Partindo para o campo das atuações, se a direção de Chris Weitz em "New Moon" tratou de deixar Kristen Stewart mais livre para compôr sua personagem, o mesmo não pode-se dizer do que aconteceu em "Eclipse". Stewart, que já provou ser boa atriz em diversas ocasiões, está mais limitada do que nunca. Robert Pattinson, que tem como único trunfo a experiência que carrega em filmes onde tem destaque, continua inexpressivo e, enfim, péssimo. Talvez o carisma de Taylor Lautner fosse o suficiente para salvar seu personagem, mas Jacob é ainda mais terrível do que imaginávamos, o que dá pouco espaço para o ator trabalhar. Bryce Dallas Howard, que começou tão bem a carreira em A Vila, entrega uma atuação bastante precária. Não pretendo mencionar, a cada nome do elenco, que o que impede que esses façam um trabalho razoavelmente melhor é justamente os seus respectivos personagens, você já sabe. Além de Howard, que ganha destaque maior na pele da vampira ruiva Victoria, outro talento desperdiçado é Dakota Fanning. Ela, que teve uma boa participação em "Lua Nova", não encontra o tom certo para sua personagem e exagera na marca principal de Jane: a serenidade maligna do rosto. Desta vez, sinto em dizer, não deu muito certo. Além dela, Billy Burke, que não costuma fazer mal aquilo que lhe é designado, é muito pouco aproveitado em "Eclipse".

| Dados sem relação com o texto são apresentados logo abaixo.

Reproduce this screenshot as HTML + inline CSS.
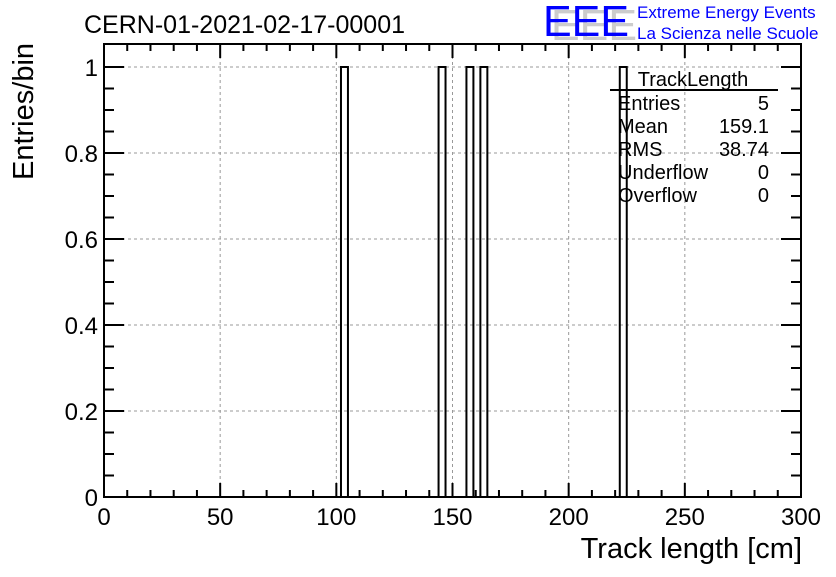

O longa, no entanto, teve um significativo avanço no que diz respeito ao visual. Eu ainda prefiro a fotografia utilizada em "Lua Nova", mas as luzes e os enquadramentos de Javier Aguirresarobe não devem muito ao seu trabalho anterior. O mesmo acontece com os efeitos visuais, que estão melhores, mas ainda assim artificiais. O tempo que separa um filme do outro, assim como o orçamento escasso de 68 milhões de dólares, talvez expliquem a baixa qualidade da tecnologia investida na produção. O lamentável é que Alexandre Desplat, um dos compositores mais conceituados da atualidade, não ficou à cargo da trilha sonora de "Eclipse". Howard Shore, que apesar do trabalho excepcional exercido na terceira parte de "O Senhor dos Anéis" (ele inclusive foi premiado com o Oscar), definitivamente não é do mesmo gabarito de Desplat. Desta forma, a trilha do filme só vale a pena por conta de uma ou outra banda, da qualidade de Muse, que aparecem durante a projeção. Nestes aspectos, algumas faixas são muito interessantes e repleta de pontos altos.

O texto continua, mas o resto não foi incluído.